The Worm Factory 360 WF360B Worm Composter has a standard 4-tray size, but is expandable up to 8 trays, making it a home composting system with one of the largest volumes available. The trays are fashioned out of 100% recycled high-density polyethylene, and each tray holds up to 1200 worms. Its dimensions are 18 inches by 18 inches wide, with the height varying depending on the number of trays in use and the depth of the compost layer, up to a maximum of 28 inches as the trays stack as tightly as the compost will allow.
By layering trays one over another, this system encourages the migration of existing worms in the lower tray up to the next one through a grid when all nutrients in the lowest tray have been broken down. This saves time and energy by naturally removing the worms from the finished compost. Nutrient-rich moisture filters down through the system, and the resulting ‘worm tea’ can be harvested right from the spigot. Following that, the tray can then be refilled with fresh organic material, and replaced on the top of the stack to continue the process. The lid of the Worm Factory 360 is designed to be convenient stand for the trays while harvesting the compost. Worms are not included and must be purchased separately, however the included accessory kit provides some basic tools for easier management of the system.
The Worm Factory 360 comes in black, green and terracotta, and includes an instructional DVD, a user manual and a warranty of 10 years following product registration. I believe it to be a great household addition for both beginner and experienced composters.
The Worm Factory 360 is simple to set up and operate, as the instruction manual is written in layman’s terms and includes step-by-step instructions. The instructional DVD also offers video guidance. This system also makes the composting process much faster compared to traditional composting methods, as it comes with a thermo-siphon air flow design. Managing the system only takes 15 minutes or less a week.
While old-fashioned way of composting kitchen scraps results in fruit flies, a bad odour and a compost that could freeze outside in winter, the Worm Factory 360 promises a stench-free and fly-free composting process. I have also noticed a general absence of fruit flies, and minimal odour which smells somewhat earthy but not unpleasantly so.
The Worm Factory 360 is also fairly sturdy for a plastic-based product, being within the satisfactory range though not impressively so. Its minimalistic, cuboidal design makes it aesthetically easy to place, and makes the best use of available space in corners. All the trays are stacked vertically so the entire system does not take up much horizontal space, and the lighter weight afforded by its plastic material allows it to be moved easily. There are also no large moving parts such as big tumblers, and no shovelling is required whatsoever, making the composting process fairly tidy and effortless.
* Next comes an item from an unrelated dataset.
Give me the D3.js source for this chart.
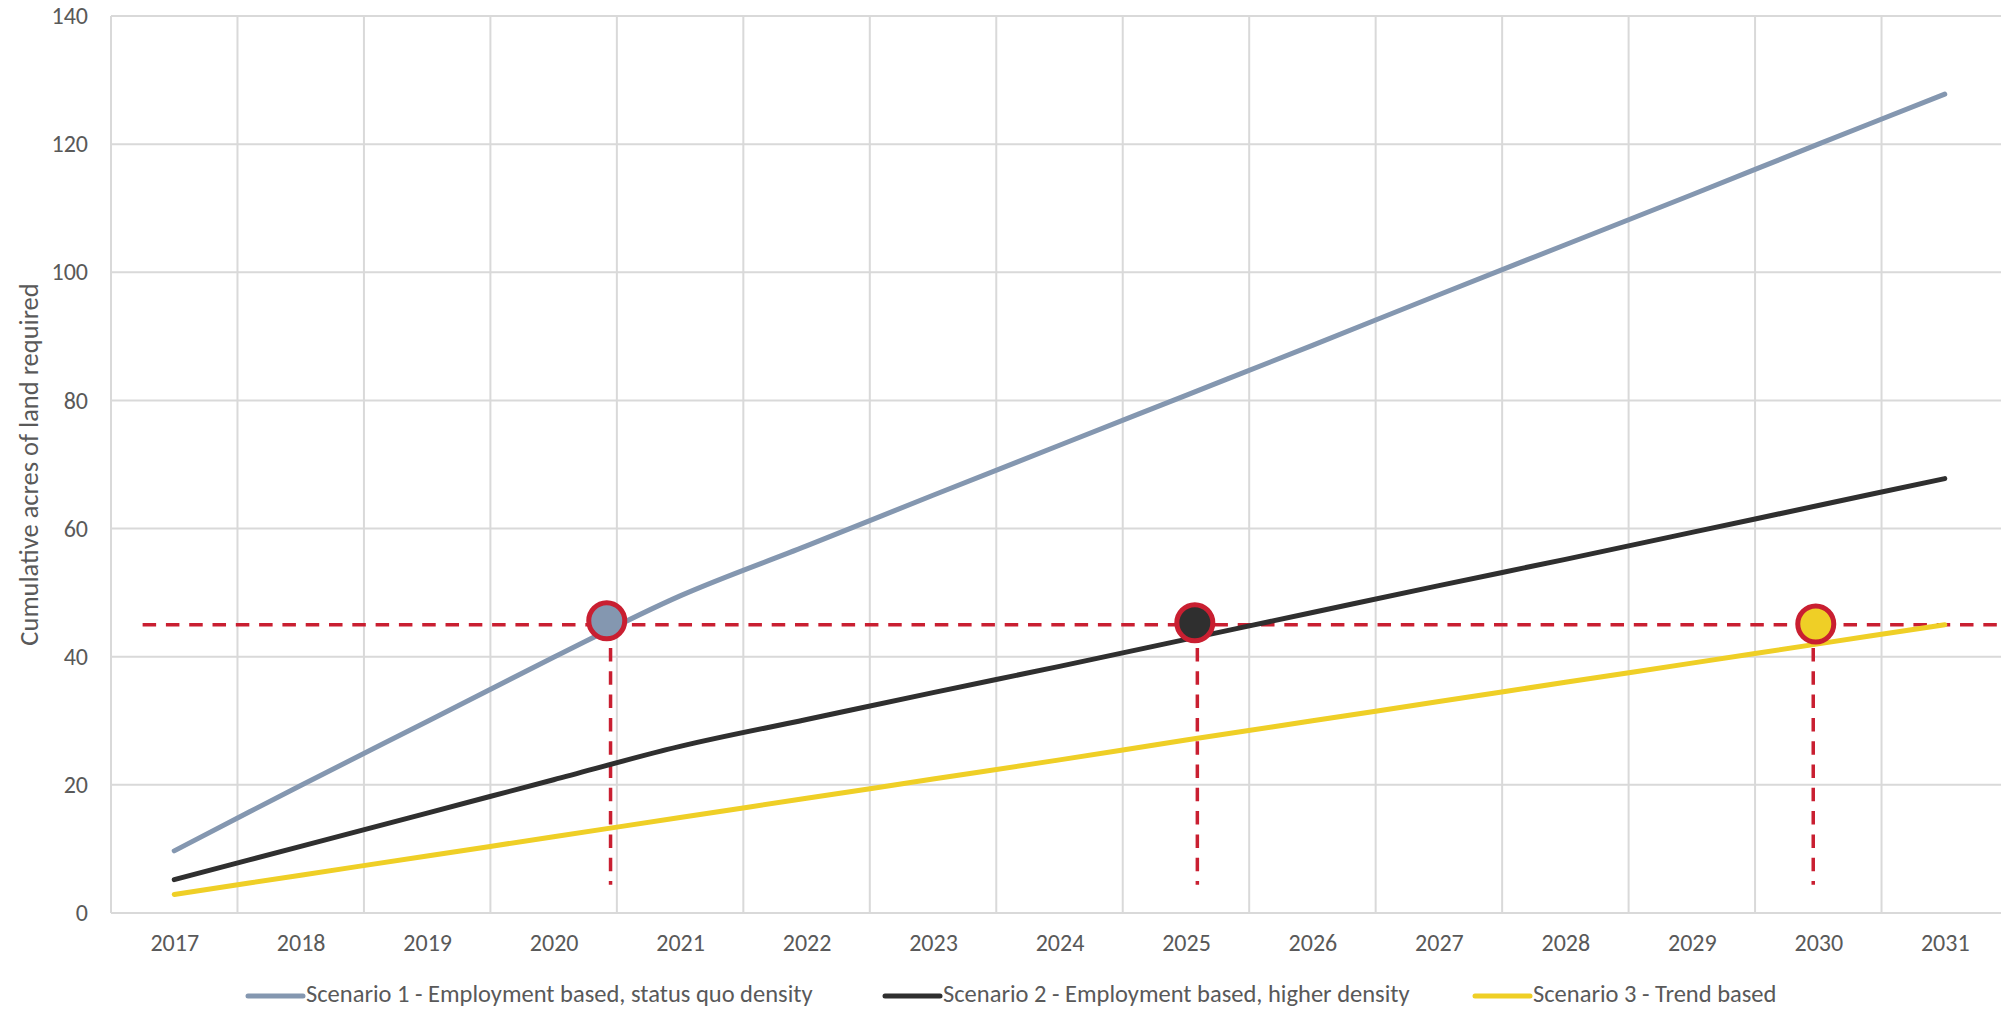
<!DOCTYPE html>
<html>
<head>
<meta charset="utf-8">
<script src="https://cdn.jsdelivr.net/npm/d3@7"></script>
<style>
  html, body { margin: 0; padding: 0; background: #ffffff; }
  svg { display: block; }
  text { font-family: Carlito, Lato, "Open Sans", sans-serif; fill: #595959; }
</style>
</head>
<body>
<svg id="chart" width="2001" height="1009"></svg>
<script>
// ---- data ----
const years = [2017, 2018, 2019, 2020, 2021, 2022, 2023, 2024, 2025, 2026, 2027, 2028, 2029, 2030, 2031];
const scenario1 = [9.7, 19.9, 29.9, 39.9, 49.5, 57.3, 65.2, 73.0, 80.8, 88.6, 96.5, 104.3, 112.1, 120.0, 127.8];
const scenario2 = [5.2, 10.4, 15.6, 20.8, 26.0, 30.2, 34.4, 38.5, 42.7, 46.9, 51.1, 55.2, 59.4, 63.6, 67.8];
const scenario3 = [2.9, 5.9, 8.9, 11.9, 14.9, 17.9, 20.9, 23.9, 27.0, 30.0, 33.0, 36.0, 39.0, 42.0, 45.0];
const seriesNames = [
  "Scenario 1  - Employment based, status quo density",
  "Scenario 2 - Employment based, higher density",
  "Scenario 3 - Trend based"
];
const yTicks = [0, 20, 40, 60, 80, 100, 120, 140];
const yTitle = "Cumulative acres of land required";
// threshold reference line and crossing markers
const thresholdValue = 45;
const thresholdStartYear = 2016.75;
const crossingYears = [2020.42, 2025.07, 2029.98];
const crossingValues = [45.6, 45.3, 45.1];
const dropYears = [2020.45, 2025.09, 2029.96];
const dropBottomValue = 4.4;

// ---- styles ----
const colors = ["#8497B0", "#2F2F2F", "#EFCF26"];
const red = "#C91F31";
const gridColor = "#D9D9D9";
const fontStack = "Carlito, Lato, 'Open Sans', sans-serif";

const svg = d3.select("#chart");
const W = 2001, H = 1009;
const margin = { left: 111, top: 16, bottom: 96 };
const plotRight = 2008; // chart continues slightly beyond the visible edge
const x = d3.scaleLinear().domain([years[0] - 0.5, years[years.length - 1] + 0.5]).range([margin.left, plotRight]);
const y = d3.scaleLinear().domain([0, 140]).range([H - margin.bottom, margin.top]);

// gridlines horizontal
svg.append("g").selectAll("line").data(yTicks).join("line")
  .attr("x1", margin.left).attr("x2", W)
  .attr("y1", d => y(d)).attr("y2", d => y(d))
  .attr("stroke", gridColor).attr("stroke-width", 2);

// gridlines vertical (category boundaries)
const bounds = d3.range(years.length + 1).map(i => years[0] - 0.5 + i);
svg.append("g").selectAll("line").data(bounds).join("line")
  .attr("x1", d => x(d)).attr("x2", d => x(d))
  .attr("y1", y(140)).attr("y2", y(0))
  .attr("stroke", gridColor).attr("stroke-width", 2);

// y axis labels
const yAxis = d3.axisLeft(y).tickValues(yTicks).tickSize(0).tickPadding(23);
const gy = svg.append("g").attr("transform", `translate(${margin.left},0)`).call(yAxis);
gy.select(".domain").remove();
gy.selectAll("text").style("font-size", "24px").attr("fill", "#595959")
  .style("font-family", fontStack);

// x axis labels
const xAxis = d3.axisBottom(x).tickValues(years).tickFormat(d3.format("d")).tickSize(0).tickPadding(21);
const gx = svg.append("g").attr("transform", `translate(0,${y(0)})`).call(xAxis);
gx.select(".domain").remove();
gx.selectAll("text").style("font-size", "24px").attr("fill", "#595959")
  .style("font-family", fontStack);

// y title
svg.append("text")
  .attr("transform", `translate(29,${(y(0) + y(140)) / 2}) rotate(-90)`)
  .attr("text-anchor", "middle")
  .attr("dominant-baseline", "central")
  .style("font-size", "26.5px")
  .text(yTitle);

// threshold dashed lines
svg.append("line")
  .attr("x1", x(thresholdStartYear)).attr("x2", W)
  .attr("y1", y(thresholdValue)).attr("y2", y(thresholdValue))
  .attr("stroke", red).attr("stroke-width", 3.5).attr("stroke-dasharray", "13.5,9.8");

svg.append("g").selectAll("line").data(dropYears).join("line")
  .attr("x1", d => x(d)).attr("x2", d => x(d))
  .attr("y1", y(thresholdValue)).attr("y2", y(dropBottomValue))
  .attr("stroke", red).attr("stroke-width", 3.5).attr("stroke-dasharray", "13.5,9.8");

// series lines
const allSeries = [scenario1, scenario2, scenario3];
const line = d3.line()
  .x((d, i) => x(years[i]))
  .y(d => y(d))
  .curve(d3.curveCatmullRom.alpha(0.5));
svg.append("g").selectAll("path").data(allSeries).join("path")
  .attr("d", d => line(d))
  .attr("fill", "none")
  .attr("stroke", (d, i) => colors[i])
  .attr("stroke-width", 5)
  .attr("stroke-linecap", "round")
  .attr("stroke-linejoin", "round");

// markers
svg.append("g").selectAll("circle").data(crossingYears).join("circle")
  .attr("cx", d => x(d))
  .attr("cy", (d, i) => y(crossingValues[i]))
  .attr("r", 18)
  .attr("fill", (d, i) => colors[i])
  .attr("stroke", red)
  .attr("stroke-width", 5);

// legend
const legendX = [248, 885, 1475];
const legendY = 996;
const lg = svg.append("g").selectAll("g").data(seriesNames).join("g")
  .attr("transform", (d, i) => `translate(${legendX[i]},${legendY})`);
lg.append("line").attr("x1", 0).attr("x2", 55).attr("y1", 0).attr("y2", 0)
  .attr("stroke", (d, i) => colors[i]).attr("stroke-width", 5).attr("stroke-linecap", "round");
lg.append("text").attr("x", 58).attr("y", 6)
  .style("font-size", "24.5px").text(d => d);
</script>
</body>
</html>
A main con of vermicomposting in general is that the worm colony may take a while to establish, and the worms may initially crawl out of the trays and die. Shipping the worms at purchase could also prove fatal for the worms. It is also not completely fool-proof in deterring fruit flies, as I’ve noticed small numbers of flies buzzing about, depending on where the unit is placed.
Some users have filed complaints regarding poor customer service, as the company appears to be dismissive of support requests once the product has been purchased. One case claims it was not mentioned that the thermometer for temperature monitoring is not included, and the buyer was instead given a coupon to get one online, forcing them to pay for more shipping. While I have not personally experienced this issue with the manufacturer, the concerns are still valid, and must be taken into consideration before purchase.
Tips for Use
Worm composting can be done using kitchen scraps, paper waste and cardboard. Most kitchen scraps can be used, with the exception of dairy products, meats and citrus items, which are difficult to compost and can be harmful to the worms. The optimal ratio of organic material for the worms are approximately 50% food scraps, and 50% fibre or paper.
The first tray should take about three months to be fully composted by the worms, and the following trays can take as little as a month, depending on the amount of waste added. To ensure a faster breakdown process, the food can be cut up into smaller pieces before being thrown in.
The recommended starting number of worms is 1000. Once settled in, the worms will multiply and the presence of baby worms is a good indicator that the unit has been set up correctly. The Worm Factory 360 should also be kept at a suitable temperature, so that the bedding remains between 40 and 80F. The general rule of thumb with feeding is that the worms can eat half their weight in food per day – they can simply be fed more at once if the user is to be away for a longer period of time.